How it helps DevOps:
Monitoring: Helps you track the performance of applications and infrastructure in real time.
Logging: Centralizes logs from across your environment, including GKE, App Engine, Compute Engine, and more.
Tracing and Debugging: Enables tracing of requests across services to identify performance bottlenecks and optimize application behavior.
Alerting: You can set up alerts to notify DevOps teams of issues in the infrastructure or code.
Cloud Security Command Center (SCC)
What it does: A security management and data risk platform for Google Cloud.
How it helps DevOps:
Security is integral to DevOps practices, and SCC helps by providing tools to monitor, detect, and respond to security threats across your Google Cloud resources.
Provides visibility into security risks across infrastructure, including IAM vulnerabilities, data loss prevention, and potential security misconfigurations.

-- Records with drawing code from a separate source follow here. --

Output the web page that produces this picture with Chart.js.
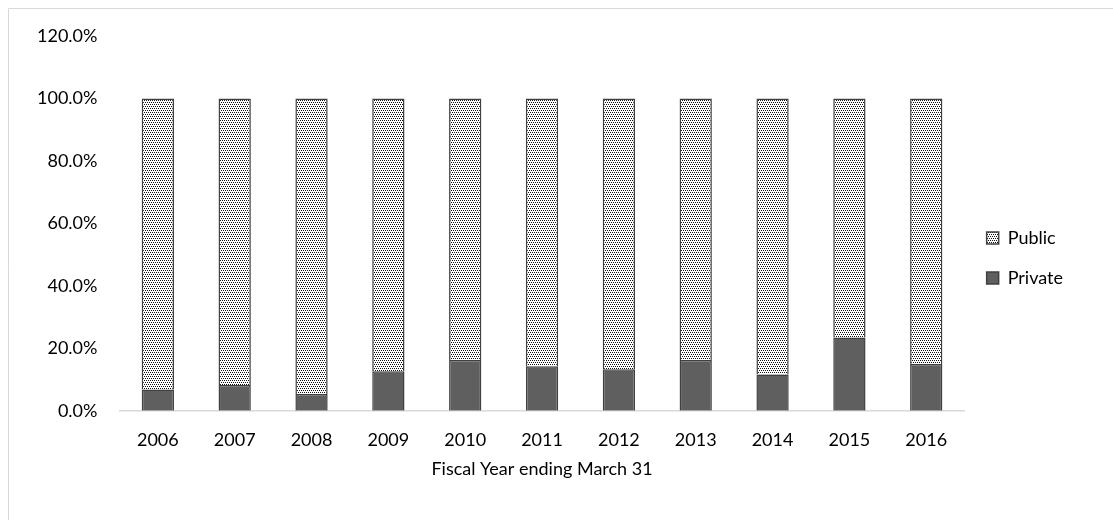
<!DOCTYPE html>
<html>
<head>
<meta charset="utf-8">
<script src="https://cdn.jsdelivr.net/npm/chart.js@4/dist/chart.umd.min.js"></script>
<style>
 body { margin: 0; background: #fff; }
 #wrap { position: absolute; left: 0; top: 0; width: 1113px; height: 520px; }
</style>
</head>
<body>
<div id="wrap"><canvas id="barChart" width="1113" height="520"></canvas></div>
<script>
var years = ["2006", "2007", "2008", "2009", "2010", "2011", "2012", "2013", "2014", "2015", "2016"];
var privateShare = [6.8, 8.3, 5.4, 12.7, 16.3, 14.3, 13.3, 16.3, 11.6, 23.5, 15.0];
var publicShare = [93.2, 91.7, 94.6, 87.3, 83.7, 85.7, 86.7, 83.7, 88.4, 76.5, 85.0];
var xTitle = "Fiscal Year ending March 31";

// dotted fill like the excel pattern
function dots() {
 var c = document.createElement("canvas");
 c.width = 4; c.height = 4;
 var g = c.getContext("2d");
 g.fillStyle = "#fff";
 g.fillRect(0, 0, 4, 4);
 g.fillStyle = "#111";
 g.fillRect(0, 0, 1, 1);
 g.fillRect(2, 0, 1, 1);
 g.fillRect(1, 2, 1, 1);
 g.fillRect(3, 2, 1, 1);
 return g.createPattern(c, "repeat");
}

var frame = {
 id: "frame",
 beforeDraw: function(chart) {
  var ctx = chart.ctx;
  ctx.save();
  ctx.strokeStyle = "#d9d9d9";
  ctx.lineWidth = 1;
  ctx.beginPath();
  ctx.moveTo(8.5, 520);
  ctx.lineTo(8.5, 8.5);
  ctx.lineTo(1113, 8.5);
  ctx.stroke();
  ctx.restore();
 }
};

Chart.defaults.font.family = "Lato, 'Open Sans', sans-serif";
Chart.defaults.font.size = 18;
Chart.defaults.color = "#000";

var myChart = new Chart(document.getElementById("barChart"), {
 type: 'bar',
 data: {
  labels: years,
  datasets: [
  {
   label: "Private",
   data: privateShare,
   backgroundColor: "#5f5f5f",
   borderColor: "#404040",
   borderWidth: 1.5,
   barPercentage: 0.42,
   categoryPercentage: 1
  },
  {
   label: "Public",
   data: publicShare,
   backgroundColor: dots(),
   borderColor: "#404040",
   borderWidth: 1.5,
   barPercentage: 0.42,
   categoryPercentage: 1
  }]
 },
 options: {
  responsive: false,
  maintainAspectRatio: false,
  animation: false,
  layout: { padding: { left: 15, top: 36, right: 40, bottom: 40 } },
  plugins: {
   legend: {
    position: 'right',
    reverse: true,
    labels: { boxWidth: 12, boxHeight: 12, padding: 22 }
   },
   tooltip: { enabled: false }
  },
  scales: {
   x: {
    stacked: true,
    grid: { display: false, drawTicks: false },
    border: { color: "#d9d9d9", width: 1.5 },
    ticks: { padding: 19 },
    title: { display: true, text: xTitle, padding: { top: -12, bottom: 0 } }
   },
   y: {
    stacked: true,
    min: 0,
    max: 120,
    grid: { display: false, drawTicks: false },
    border: { display: false },
    ticks: {
     stepSize: 20,
     padding: 22,
     callback: function(v) { return v.toFixed(1) + "%"; }
    }
   }
  }
 },
 plugins: [frame]
});
</script>
</body>
</html>
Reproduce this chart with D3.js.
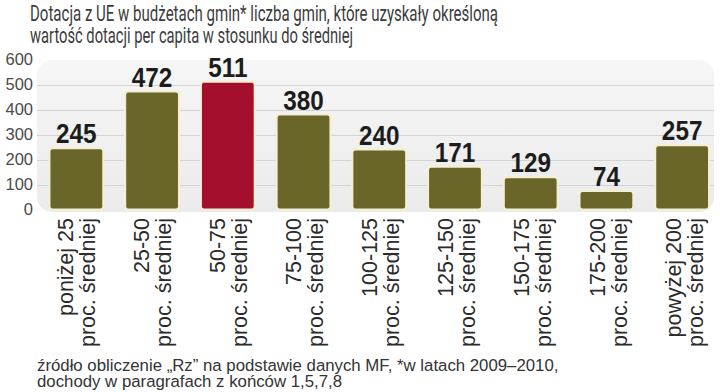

It also integrates with GCP’s other DevOps tools, ensuring security is baked into the pipeline.
Binary Authorization
What it does: A deployment control feature that ensures only trusted containers are deployed on Google Cloud.
How it helps DevOps:
Adds an additional layer of security by enforcing that only containers that have passed security checks (such as vulnerability scanning or signed builds) are allowed to be deployed to production environments like GKE or Cloud Run.
Integrates directly into the DevOps pipeline to provide security controls that prevent deployment of compromised or unapproved code.
5. Collaboration and Issue Tracking
Google Cloud Identity and Access Management (IAM)
What it does: IAM provides fine-grained access control to GCP resources.
How it helps DevOps:
DevOps teams can enforce the principle of least privilege and ensure that only the necessary team members have the right access to different resources (e.g., GKE clusters, Cloud Functions, etc.).
IAM integrates with other Google Cloud services like Google Kubernetes Engine, ensuring that your DevOps practices are compliant with security policies.
Google Chat / Google Meet
What it does: Communication tools for teams to collaborate.
How it helps DevOps:
Both Google Chat and Google Meet help DevOps teams coordinate and communicate efficiently, whether during incident management, sprint planning, or collaborating on deployments.
These tools integrate with other GCP services, providing automated alerts, deployment notifications, and real-time collaboration.
Example DevOps Workflow on Google Cloud:
Code Repository: Developers push code to Cloud Source Repositories or GitHub.
Continuous Integration: Cloud Build automatically triggers a build whenever code changes are pushed to the repository.
Containerization: Cloud Build builds a Docker container image and pushes it to Google Container Registry (GCR) or Artifact Registry.
Testing: Automated tests are run as part of the build process (unit tests, integration tests, security scans, etc.).
Continuous Deployment: Once tests pass, Cloud Deploy deploys the application to Google Kubernetes Engine (GKE) or Cloud Run for scalable, containerized deployments.
Monitoring: Google Cloud Operations Suite monitors the health of the application, logs events, and traces user requests across microservices.
Security: Binary Authorization ensures that only trusted images are deployed, while Cloud Security Command Center provides a security overview of the infrastructure.